Four young men mistake their lives for a movie and attempt one of the most audacious heists in U.S. history.

Director:

Bart Layton

Writer:

Bart Layton

 

Spencer Reinhard (Barry Keoghan), Warren Lipka (Evan Peters), Eric Borsuk (Jared Abrahamson) and Chas Allen (Blake Jenner) are four friends who live an ordinary existence in Kentucky.   They plan, from watching old crime movies, to to steal the rarest and most valuable books from the university’s library that are worth $12 million or so.   The film unfolds, documentary style with the real men (other actors) re-telling the stories in flashback.  Writer/director Bart Layton, redoes the similar style of his hit 2012 documentary THE IMPOSTER which had won him a BAFTA Award.

“We must suppose that AMERICAN ANIMALS  – slowly migrated by successive generations from the outer world to the deeper and deeper recesses of the Kentucky caves.”  These words inform the audience right at the start of the story.

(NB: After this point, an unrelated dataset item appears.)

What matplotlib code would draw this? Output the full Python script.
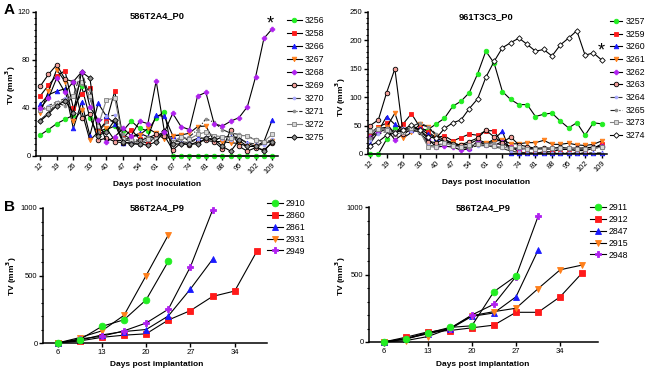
import numpy as np
import matplotlib.pyplot as plt
from matplotlib.ticker import MultipleLocator

plt.rcParams['font.family'] = ['Liberation Sans', 'DejaVu Sans']

##########################################################################################
# Data
##########################################################################################
# Panel A: measurements twice a week, plotted evenly spaced
days_A = [12, 15, 19, 22, 26, 29, 33, 36, 40, 43, 47, 50, 54, 57, 61, 64, 67,
          71, 74, 78, 81, 85, 88, 92, 95, 99, 102, 106, 109]
ticks_A = ["12", "19", "26", "33", "40", "47", "54", "61", "67", "74", "81",
           "88", "95", "102", "109"]

# 586T2A4_P0
ids_A1 = ["3256", "3258", "3266", "3267", "3268", "3269", "3270", "3271", "3272", "3275"]
tv_3256 = [17.5, 22, 27, 30.5, 34, 58, 32, 17.5, 22, 25, 21, 29, 23, 21, 32, 37,
           0, 0, 0, 0, 0, 0, 0, 0, 0, 0, 0, 0, 0]
tv_3258 = [50, 59, 67, 71, 40, 52, 57, 21, 29, 54, 15, 22, 14, 10, 17, 20]
tv_3266 = [43, 51, 54, 56, 23, 45, 17, 44, 33, 27, 11, 16, 19, 16, 34, 33, 17,
           17.5, 12, 14.7, 15, 13, 16, 16, 15, 10.5, 8, 12, 30]
tv_3267 = [35.5, 54, 72, 62, 29, 38, 13, 20, 23, 13, 13, 16, 17.5, 23, 19, 14,
           16.7, 17.5, 19, 24.5, 25, 12, 12, 11, 10.5, 8, 8, 10.5, 12.5]
tv_3268 = [40, 48, 65, 53, 62, 70, 41, 30, 12, 16, 23, 17, 29, 27, 62.5, 20,
           35.5, 24.5, 22, 50, 53, 26.7, 25, 29, 32, 41, 66, 98, 106]
tv_3269 = [58, 68, 76, 64, 62, 32, 35, 13, 15, 12, 11, 11, 13, 15, 18, 17, 5,
           11, 9, 12, 13, 12, 6, 22, 8, 4, 7, 5, 11]
tv_3270 = [38, 42, 45, 48, 50, 71, 48, 28, 33, 34, 14, 12, 9, 13, 12, 21, 12,
           12, 11, 14, 16, 17, 14, 13, 15, 11, 10, 9, 14]
tv_3271 = [30, 36, 44, 42, 50, 60, 55, 20, 28, 30, 18, 14, 13, 16, 15, 20, 12,
           14, 16, 22, 31, 28, 22, 19, 18, 16, 14, 12, 13]
tv_3272 = [38, 40, 44, 46, 50, 62, 50, 25, 47, 48, 14, 14, 10, 14, 14, 20, 12,
           16, 14, 18, 20, 17, 16, 15, 17, 17, 13, 12, 18]
tv_3275 = [29, 35, 42, 46, 36, 70, 65, 17, 20, 30, 12, 10, 10, 9, 12, 21, 10,
           10, 10, 10, 15, 14, 8, 4, 13, 8, 8, 4, 12]
tv_A1 = [tv_3256, tv_3258, tv_3266, tv_3267, tv_3268, tv_3269, tv_3270,
         tv_3271, tv_3272, tv_3275]

# 961T3C3_P0
ids_A2 = ["3257", "3259", "3260", "3261", "3262", "3263", "3264", "3265", "3273", "3274"]
tv_3257 = [0, 0, 26, 46, 36, 48, 42, 43, 53, 63, 84, 93, 108, 141, 181, 160,
           110, 96, 87, 87, 66, 70, 72, 58, 46, 55, 33, 55, 53]
tv_3259 = [36, 48, 54, 35, 53, 71, 48, 39, 29, 32, 23, 29, 35, 33, 41, 41,
           17.6, 13, 4, 1, 1, 4, 4, 8, 8, 6, 6, 10, 17.6]
tv_3260 = [18, 40, 66, 52, 44, 42, 45, 35, 28, 22, 18, 12, 10, 22, 18, 26, 40,
           1, 1, 1, 1, 1, 1, 1, 1, 1, 1, 1, 1]
tv_3261 = [30, 45, 47, 72, 28, 38, 52, 48, 32, 25, 20, 15, 18, 25, 20, 22, 25,
           18, 18, 20, 20, 24, 17, 17, 19, 16, 15, 17, 23]
tv_3262 = [30, 38, 44, 25, 35, 44, 42, 27, 12, 14, 12, 7, 9, 22, 16, 15, 22,
           12, 8, 10, 9, 8, 10, 10, 10, 10, 9, 12, 14]
tv_3263 = [50, 60, 108, 150, 35, 44, 38, 22, 20, 26, 18, 16, 22, 28, 42, 30,
           20, 30, 16, 13, 10, 11, 10, 12, 10, 10, 11, 12, 12]
tv_3264 = [25, 35, 40, 38, 45, 40, 40, 15, 14, 20, 15, 12, 12, 14, 15, 12, 10,
           5, 3, 2, 2, 2, 2, 2, 2, 2, 2, 2, 2]
tv_3265 = [28, 42, 45, 40, 42, 48, 55, 48, 35, 22, 18, 12, 10, 15, 18, 20, 15,
           12, 10, 10, 10, 8, 9, 9, 9, 8, 8, 10, 12]
tv_3273 = [40, 44, 42, 35, 38, 45, 40, 13, 12, 20, 14, 12, 15, 18, 16, 14, 12,
           10, 12, 8, 8, 8, 10, 10, 10, 9, 9, 10, 12]
tv_3274 = [14.7, 21.7, 33, 37, 43, 51, 42, 30, 28, 45, 55, 60, 80, 97, 135,
           163, 187, 196, 204, 193, 181, 184, 172.5, 192, 204, 217, 174, 178, 165.5]
tv_A2 = [tv_3257, tv_3259, tv_3260, tv_3261, tv_3262, tv_3263, tv_3264,
         tv_3265, tv_3273, tv_3274]

# Panel B: 586T2A4_P9
days_B = [6, 9.5, 13, 16.5, 20, 23.5, 27, 30.5, 34, 37.5]
ids_B1 = ["2910", "2860", "2861", "2931", "2949"]
tv_B1 = [[0, 25, 123, 172, 320, 605],
         [0, 15, 42, 58, 68, 170, 240, 345, 385, 680],
         [0, 20, 60, 85, 100, 200, 400, 620],
         [0, 40, 90, 205, 500, 800],
         [0, 30, 50, 90, 148, 250, 565, 985]]
ids_B2 = ["2911", "2912", "2847", "2915", "2948"]
tv_B2 = [[0, 20, 66, 108, 120, 373, 489],
         [0, 35, 75, 85, 105, 125, 220, 220, 335, 512],
         [0, 25, 60, 95, 190, 215, 335, 680],
         [0, 10, 40, 100, 195, 225, 250, 395, 535, 570],
         [0, 25, 70, 100, 200, 280, 485, 930]]

##########################################################################################
# Styles
##########################################################################################
GREEN, RED, BLUE, ORANGE, PURPLE = "#22ee22", "#ff1a1a", "#1a1aff", "#ff7f1a", "#b020f0"
SALMON = "#f4a09a"
styles_A = [
    dict(marker="o", mfc=GREEN, mec=GREEN, ls="-", color="black"),
    dict(marker="s", mfc=RED, mec=RED, ls="-", color="black"),
    dict(marker="^", mfc=BLUE, mec=BLUE, ls="-", color="black"),
    dict(marker="v", mfc=ORANGE, mec=ORANGE, ls="-", color="black"),
    dict(marker="P", mfc=PURPLE, mec=PURPLE, ls="-", color="black"),
    dict(marker="o", mfc=SALMON, mec="black", ls="-", color="black"),
    dict(marker="o", mfc="#a8a8ff", mec="#a8a8ff", ls=(0, (5, 2)), color="#333333", ms=2),
    dict(marker="o", mfc="#909090", mec="#909090", ls="-.", color="#222222", ms=2),
    dict(marker="s", mfc="#d8d8d8", mec="#808080", ls="-", color="#808080"),
]
style_3275 = dict(marker="D", mfc="#909090", mec="black", ls="-", color="black", ms=2.8)
style_3274 = dict(marker="D", mfc="white", mec="black", ls="-", color="black", ms=2.8)
styles_B = styles_A[:5]

fig = plt.figure(figsize=(6.49, 3.70), dpi=100)
W, H = 649., 370.


def px_axes(l, t, r, b):
    return fig.add_axes([l / W, 1 - b / H, (r - l) / W, (b - t) / H])


def style_axis(ax):
    for s in ["top", "right"]:
        ax.spines[s].set_visible(False)
    for s in ["left", "bottom"]:
        ax.spines[s].set_linewidth(1.1)
    ax.tick_params(which="major", length=3, width=1.0, labelsize=5.5, pad=1)
    ax.tick_params(which="minor", length=1.8, width=0.8)
    ax.tick_params(axis="x", which="minor", bottom=False)


def draw(ax, x, y, st, ms=3.3, lw=0.8, z=2):
    kw = dict(st)
    m = kw.pop("ms", ms)
    h, = ax.plot(x, y, marker=kw["marker"], markerfacecolor=kw["mfc"],
                 markeredgecolor=kw["mec"], markeredgewidth=0.6, markersize=m,
                 linestyle=kw["ls"], color=kw["color"], linewidth=lw,
                 clip_on=False, zorder=z)
    return h


def legend(ax, handles, labels, x, y, hl, tp, ls):
    ax.legend(handles, labels, loc="upper left", bbox_to_anchor=(x / W, 1 - y / H),
              bbox_transform=fig.transFigure, frameon=False, fontsize=6.3,
              handlelength=hl, handletextpad=tp, labelspacing=ls,
              borderpad=0, borderaxespad=0)


def labels(xc, xl_y, yl_x, yc, title, title_y, xlabel):
    fig.text(xc / W, 1 - title_y / H, title, ha="center", va="center",
             fontsize=6.7, fontweight="bold")
    fig.text(xc / W, 1 - xl_y / H, xlabel, ha="center", va="center",
             fontsize=6, fontweight="bold")
    fig.text(yl_x / W, 1 - yc / H, "TV (mm$^\\mathbf{3}$)", ha="center", va="center",
             rotation=90, fontsize=6, fontweight="bold")


idx = np.arange(len(days_A))

#
# A, left
#
ax = px_axes(36, 12, 278, 156)
style_axis(ax)
hs = []
for i, (mid, tv) in enumerate(zip(ids_A1, tv_A1)):
    st = styles_A[i] if i < 9 else style_3275
    hs.append(draw(ax, idx[:len(tv)], tv, st, z=2 + (i == 4)))
ax.set_xlim(-0.5, 28.7)
ax.set_ylim(0, 120)
ax.set_xticks(idx[::2])
ax.set_xticklabels(ticks_A, rotation=45, ha="right", rotation_mode="anchor")
ax.yaxis.set_major_locator(MultipleLocator(40))
ax.yaxis.set_minor_locator(MultipleLocator(5))
legend(ax, hs, ids_A1, 287, 16, 1.7, 0.35, 0.46)
labels(157, 184, 11, 85, "586T2A4_P0", 16, "Days post inoculation")
fig.text(270 / W, 1 - 24 / H, "*", ha="center", va="center", fontsize=13)

#
# A, right
#
ax = px_axes(368, 12, 607, 154)
style_axis(ax)
hs = []
for i, (mid, tv) in enumerate(zip(ids_A2, tv_A2)):
    st = styles_A[i] if i < 9 else style_3274
    hs.append(draw(ax, idx[:len(tv)], tv, st))
ax.set_xlim(-0.25, 28.65)
ax.set_ylim(0, 250)
ax.set_xticks(idx[::2])
ax.set_xticklabels(ticks_A, rotation=45, ha="right", rotation_mode="anchor")
ax.yaxis.set_major_locator(MultipleLocator(50))
ax.yaxis.set_minor_locator(MultipleLocator(10))
legend(ax, hs, ids_A2, 610, 17, 1.4, 0.4, 0.42)
labels(486, 182, 341, 97, "961T3C3_P0", 17, "Days post inoculation")
fig.text(601 / W, 1 - 51 / H, "*", ha="center", va="center", fontsize=13)

#
# B, left and right
#
for (l, t, r, b, xmax), ids, tvs, lx, ly, xc, yl in [
        ((43, 208, 267, 343, 39.1), ids_B1, tv_B1, 267, 199, 157, 12),
        ((369, 207, 598, 342, 40.0), ids_B2, tv_B2, 590, 203, 483, 341)]:
    ax = px_axes(l, t, r, b)
    style_axis(ax)
    hs = []
    for i, (mid, tv) in enumerate(zip(ids, tvs)):
        hs.append(draw(ax, days_B[:len(tv)], tv, styles_B[i], ms=4.8, lw=0.8,
                       z=6 if i == 0 else 2))
    ax.set_xlim(3.7, xmax)
    ax.set_ylim(0, 1000)
    ax.set_xticks([6, 13, 20, 27, 34])
    ax.yaxis.set_major_locator(MultipleLocator(500))
    ax.yaxis.set_minor_locator(MultipleLocator(100))
    legend(ax, hs, ids, lx, ly, 1.8, 0.35, 0.33)
    labels(xc, 364, yl, 276, "586T2A4_P9", 208, "Days post implantation")

fig.text(4 / W, 1 - 3 / H, "A", ha="left", va="top", fontsize=11, fontweight="bold")
fig.text(4 / W, 1 - 200 / H, "B", ha="left", va="top", fontsize=11, fontweight="bold")

fig.savefig("out.png", dpi=100)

One can tell from the film’s start AMERICAN ANIMALS is not going to be the ordinary run-of-the-mill heist film.  It begins with the word “Based not on a True Story” followed by the fading out of the words followed by the word ‘not’ faded out.  Which implies that this fictional tale cold very be a true one.  Or a true tale that could be fiction.

“There was nothing in that background that would suggest something like that might happen.  They were pretty good kids.”  says the teacher at the start of the film, as a teen puts up blue make-up around his eyes, for a disguise to commit a heist.

There is a segment in the film when the director demonstrates a textbook example on how to life the spirit of an audience.  This includes arousing music, dancing and other scenes involving throwing caution to the wind.

Well written with lots of movie references, the film’s best line after they discover the enormous value of their loot: “We need  a bigger boat.”   Another involves Eddie trying to convince his friend to decide whether to be in or out of the venture without disclosing any details of the it: “This is your red or blue pill moment.”   The RESERVOIR DOGS nod is also surprisingly funny.  Another well-written set-up involves Eddie being bright into the Dean’s office for a pep talk which turns around once Eddie turns the tables on the talk.

As one character, the professor talks about the robbers in his classroom, the chalk scribblings on the board in the background make intriguing details that might give some additional insight into the film.  These are the details and little nuances that make AMERICAN ANIMALS stand out from the many heist films.  Needless to say, the film is often smart, funny and fresh.

Barry Keoghan plays Spencer, one of the robbers.  Keoghan was discovered by director Yorgos Lanthimos in THE KILLING OF A SACRED DEER and was last seen in Christopher Nolan’s DUNKIRK.  He has that special look of a disturbed youth.  I would see any film Keoghan is in, he being one of the brightest new presence in films.  Actor Udo Kier who is fond of playing odd characters has a cameo as a ‘fence’, the person who guys valuable questionable goods.

AMERICAN ANIMALS is funny, fresh, smart and original while still playing homage to classic films.